_WHAT IS ASKED_
Scan the data. Collect each line that contains the word "with".

_RECORDED DATA_
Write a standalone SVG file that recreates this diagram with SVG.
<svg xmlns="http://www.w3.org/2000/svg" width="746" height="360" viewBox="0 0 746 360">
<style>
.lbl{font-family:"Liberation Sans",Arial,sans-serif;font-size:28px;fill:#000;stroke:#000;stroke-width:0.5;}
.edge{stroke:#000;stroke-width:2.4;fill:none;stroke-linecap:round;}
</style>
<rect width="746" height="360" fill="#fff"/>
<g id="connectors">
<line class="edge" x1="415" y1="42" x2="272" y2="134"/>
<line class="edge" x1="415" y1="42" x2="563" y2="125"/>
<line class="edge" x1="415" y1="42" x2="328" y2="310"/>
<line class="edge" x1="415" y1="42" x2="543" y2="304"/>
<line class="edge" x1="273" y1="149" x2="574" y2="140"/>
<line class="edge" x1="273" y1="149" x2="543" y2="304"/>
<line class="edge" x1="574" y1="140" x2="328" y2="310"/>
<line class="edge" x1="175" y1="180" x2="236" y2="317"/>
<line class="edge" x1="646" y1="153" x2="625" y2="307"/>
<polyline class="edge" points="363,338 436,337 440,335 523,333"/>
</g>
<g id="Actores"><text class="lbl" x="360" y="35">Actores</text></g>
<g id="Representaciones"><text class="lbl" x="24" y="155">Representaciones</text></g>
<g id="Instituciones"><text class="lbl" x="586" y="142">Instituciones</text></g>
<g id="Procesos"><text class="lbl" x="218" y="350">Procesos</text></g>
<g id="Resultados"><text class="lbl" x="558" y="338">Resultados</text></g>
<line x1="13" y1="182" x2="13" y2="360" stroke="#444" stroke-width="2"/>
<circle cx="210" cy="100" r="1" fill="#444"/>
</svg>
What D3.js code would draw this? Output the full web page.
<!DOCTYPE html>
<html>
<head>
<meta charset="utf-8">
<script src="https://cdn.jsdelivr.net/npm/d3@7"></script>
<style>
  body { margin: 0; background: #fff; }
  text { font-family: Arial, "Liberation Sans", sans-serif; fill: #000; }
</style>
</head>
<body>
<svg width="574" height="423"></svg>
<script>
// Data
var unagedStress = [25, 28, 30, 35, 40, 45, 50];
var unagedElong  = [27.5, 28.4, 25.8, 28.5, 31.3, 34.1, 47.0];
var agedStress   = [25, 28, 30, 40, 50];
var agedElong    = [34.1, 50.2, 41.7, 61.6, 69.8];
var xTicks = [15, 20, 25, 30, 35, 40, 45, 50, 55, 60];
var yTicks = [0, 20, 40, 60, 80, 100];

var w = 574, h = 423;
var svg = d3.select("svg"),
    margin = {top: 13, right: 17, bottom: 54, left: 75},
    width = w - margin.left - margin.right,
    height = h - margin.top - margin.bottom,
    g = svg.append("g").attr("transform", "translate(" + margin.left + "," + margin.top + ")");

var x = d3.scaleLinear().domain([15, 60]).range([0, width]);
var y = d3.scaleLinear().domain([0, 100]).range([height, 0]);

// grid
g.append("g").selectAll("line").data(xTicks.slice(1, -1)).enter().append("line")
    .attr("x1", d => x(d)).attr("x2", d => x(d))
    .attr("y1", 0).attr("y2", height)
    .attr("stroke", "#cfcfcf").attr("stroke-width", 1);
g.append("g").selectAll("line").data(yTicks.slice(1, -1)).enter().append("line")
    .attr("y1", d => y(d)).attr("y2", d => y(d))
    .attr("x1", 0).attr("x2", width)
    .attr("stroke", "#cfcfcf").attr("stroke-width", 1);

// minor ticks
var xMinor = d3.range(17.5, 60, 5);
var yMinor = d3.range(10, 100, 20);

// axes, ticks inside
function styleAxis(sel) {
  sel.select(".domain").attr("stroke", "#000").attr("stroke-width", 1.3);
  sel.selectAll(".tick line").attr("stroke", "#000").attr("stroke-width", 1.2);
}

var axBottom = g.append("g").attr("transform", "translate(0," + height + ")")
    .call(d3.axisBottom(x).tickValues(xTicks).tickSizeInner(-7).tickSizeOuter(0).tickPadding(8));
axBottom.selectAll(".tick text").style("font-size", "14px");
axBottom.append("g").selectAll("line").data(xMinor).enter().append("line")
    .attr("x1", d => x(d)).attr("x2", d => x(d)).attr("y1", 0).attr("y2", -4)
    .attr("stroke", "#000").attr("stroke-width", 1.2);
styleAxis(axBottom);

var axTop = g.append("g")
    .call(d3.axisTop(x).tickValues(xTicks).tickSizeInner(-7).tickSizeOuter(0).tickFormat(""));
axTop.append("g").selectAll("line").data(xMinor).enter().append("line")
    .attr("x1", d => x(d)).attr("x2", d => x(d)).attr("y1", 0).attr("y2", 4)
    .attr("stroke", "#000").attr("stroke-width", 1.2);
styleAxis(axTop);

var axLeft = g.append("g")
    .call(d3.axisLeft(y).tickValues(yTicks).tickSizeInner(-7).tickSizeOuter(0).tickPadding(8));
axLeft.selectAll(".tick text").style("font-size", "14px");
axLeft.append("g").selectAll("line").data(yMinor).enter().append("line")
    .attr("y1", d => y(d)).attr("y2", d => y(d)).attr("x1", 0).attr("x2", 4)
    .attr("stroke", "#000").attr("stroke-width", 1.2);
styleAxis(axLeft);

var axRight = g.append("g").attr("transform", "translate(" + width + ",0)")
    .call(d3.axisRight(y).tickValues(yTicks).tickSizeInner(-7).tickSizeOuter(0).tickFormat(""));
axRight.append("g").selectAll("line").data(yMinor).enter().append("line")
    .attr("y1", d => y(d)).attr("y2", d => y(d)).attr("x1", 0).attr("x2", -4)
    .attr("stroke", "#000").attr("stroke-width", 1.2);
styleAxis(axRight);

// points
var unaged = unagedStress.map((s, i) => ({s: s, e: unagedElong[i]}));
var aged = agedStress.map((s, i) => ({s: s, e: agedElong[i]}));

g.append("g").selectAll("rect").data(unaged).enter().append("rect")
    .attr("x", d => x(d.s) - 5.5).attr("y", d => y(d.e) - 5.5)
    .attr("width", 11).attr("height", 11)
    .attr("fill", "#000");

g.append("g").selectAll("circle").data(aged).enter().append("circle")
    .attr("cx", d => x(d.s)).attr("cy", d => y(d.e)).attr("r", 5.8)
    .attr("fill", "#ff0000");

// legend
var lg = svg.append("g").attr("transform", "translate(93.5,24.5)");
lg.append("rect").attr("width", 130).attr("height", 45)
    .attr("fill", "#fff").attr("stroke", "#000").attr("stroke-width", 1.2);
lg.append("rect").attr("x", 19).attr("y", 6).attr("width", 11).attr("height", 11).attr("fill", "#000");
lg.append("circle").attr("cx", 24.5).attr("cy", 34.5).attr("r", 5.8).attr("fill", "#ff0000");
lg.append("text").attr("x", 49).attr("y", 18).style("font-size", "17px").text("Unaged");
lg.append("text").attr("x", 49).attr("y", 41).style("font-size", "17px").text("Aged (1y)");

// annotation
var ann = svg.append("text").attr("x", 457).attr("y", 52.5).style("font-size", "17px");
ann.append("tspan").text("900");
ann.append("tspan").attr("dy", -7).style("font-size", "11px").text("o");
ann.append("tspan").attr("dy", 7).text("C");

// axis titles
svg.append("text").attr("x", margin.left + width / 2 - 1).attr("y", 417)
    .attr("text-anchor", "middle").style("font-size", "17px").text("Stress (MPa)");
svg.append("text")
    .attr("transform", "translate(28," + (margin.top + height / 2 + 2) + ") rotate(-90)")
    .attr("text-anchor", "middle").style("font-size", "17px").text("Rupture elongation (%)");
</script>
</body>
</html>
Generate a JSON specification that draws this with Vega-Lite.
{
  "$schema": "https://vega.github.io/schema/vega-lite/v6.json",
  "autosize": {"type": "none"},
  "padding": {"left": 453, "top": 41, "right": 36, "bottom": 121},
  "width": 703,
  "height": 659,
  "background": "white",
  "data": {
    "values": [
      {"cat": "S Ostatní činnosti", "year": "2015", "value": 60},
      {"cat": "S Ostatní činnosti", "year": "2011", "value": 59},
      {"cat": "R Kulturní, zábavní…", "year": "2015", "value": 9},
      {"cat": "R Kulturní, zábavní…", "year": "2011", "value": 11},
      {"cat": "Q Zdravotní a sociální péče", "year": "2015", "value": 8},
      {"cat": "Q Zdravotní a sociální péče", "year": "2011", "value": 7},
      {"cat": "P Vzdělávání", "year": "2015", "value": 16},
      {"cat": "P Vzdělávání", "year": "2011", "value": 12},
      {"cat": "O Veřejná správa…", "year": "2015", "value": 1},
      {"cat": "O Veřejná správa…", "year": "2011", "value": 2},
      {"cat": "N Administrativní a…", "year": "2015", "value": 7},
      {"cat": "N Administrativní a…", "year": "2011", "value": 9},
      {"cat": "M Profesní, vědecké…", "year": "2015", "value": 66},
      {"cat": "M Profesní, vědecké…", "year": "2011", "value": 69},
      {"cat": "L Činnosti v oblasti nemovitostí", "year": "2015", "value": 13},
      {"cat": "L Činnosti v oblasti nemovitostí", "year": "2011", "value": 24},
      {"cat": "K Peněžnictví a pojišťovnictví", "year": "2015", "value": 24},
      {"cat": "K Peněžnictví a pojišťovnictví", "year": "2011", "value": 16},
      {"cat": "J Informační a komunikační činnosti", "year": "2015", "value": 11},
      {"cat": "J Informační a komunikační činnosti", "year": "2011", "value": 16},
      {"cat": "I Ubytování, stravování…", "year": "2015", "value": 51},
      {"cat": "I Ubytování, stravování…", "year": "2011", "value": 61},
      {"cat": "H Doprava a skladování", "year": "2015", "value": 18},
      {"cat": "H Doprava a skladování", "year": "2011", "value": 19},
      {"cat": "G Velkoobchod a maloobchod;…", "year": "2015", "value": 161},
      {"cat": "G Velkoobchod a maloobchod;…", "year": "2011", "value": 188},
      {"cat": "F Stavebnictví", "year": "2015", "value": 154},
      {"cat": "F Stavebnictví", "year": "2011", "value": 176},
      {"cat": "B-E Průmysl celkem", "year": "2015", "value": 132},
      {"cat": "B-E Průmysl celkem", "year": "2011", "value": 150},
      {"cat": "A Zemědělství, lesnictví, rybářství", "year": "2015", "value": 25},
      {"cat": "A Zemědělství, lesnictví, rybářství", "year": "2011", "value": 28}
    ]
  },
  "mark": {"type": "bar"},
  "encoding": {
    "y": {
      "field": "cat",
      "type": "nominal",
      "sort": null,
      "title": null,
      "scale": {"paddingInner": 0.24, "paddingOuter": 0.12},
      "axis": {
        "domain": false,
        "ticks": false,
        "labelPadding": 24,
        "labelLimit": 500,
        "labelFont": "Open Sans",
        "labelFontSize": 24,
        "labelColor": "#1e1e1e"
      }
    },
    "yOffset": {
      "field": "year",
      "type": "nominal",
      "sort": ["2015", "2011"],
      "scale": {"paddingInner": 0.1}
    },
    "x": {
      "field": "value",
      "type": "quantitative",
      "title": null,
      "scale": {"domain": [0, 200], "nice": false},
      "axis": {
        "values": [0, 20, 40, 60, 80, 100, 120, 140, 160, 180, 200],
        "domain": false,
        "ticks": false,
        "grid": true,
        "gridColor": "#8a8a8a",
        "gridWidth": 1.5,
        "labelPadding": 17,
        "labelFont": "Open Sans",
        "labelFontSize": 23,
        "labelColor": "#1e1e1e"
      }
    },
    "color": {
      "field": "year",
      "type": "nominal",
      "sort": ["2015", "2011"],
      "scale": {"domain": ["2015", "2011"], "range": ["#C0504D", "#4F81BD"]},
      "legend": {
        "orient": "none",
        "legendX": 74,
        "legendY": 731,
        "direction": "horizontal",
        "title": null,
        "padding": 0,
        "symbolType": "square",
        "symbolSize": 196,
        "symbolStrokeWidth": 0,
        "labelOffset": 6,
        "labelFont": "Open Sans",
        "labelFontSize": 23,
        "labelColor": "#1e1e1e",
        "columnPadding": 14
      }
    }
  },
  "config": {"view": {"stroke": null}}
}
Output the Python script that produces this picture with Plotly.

_ANSWER TO THIS PROBLEM_
Write a standalone SVG file that recreates this diagram with SVG.
Generate a JSON specification that draws this with Vega-Lite.
Output the Python script that produces this picture with Plotly.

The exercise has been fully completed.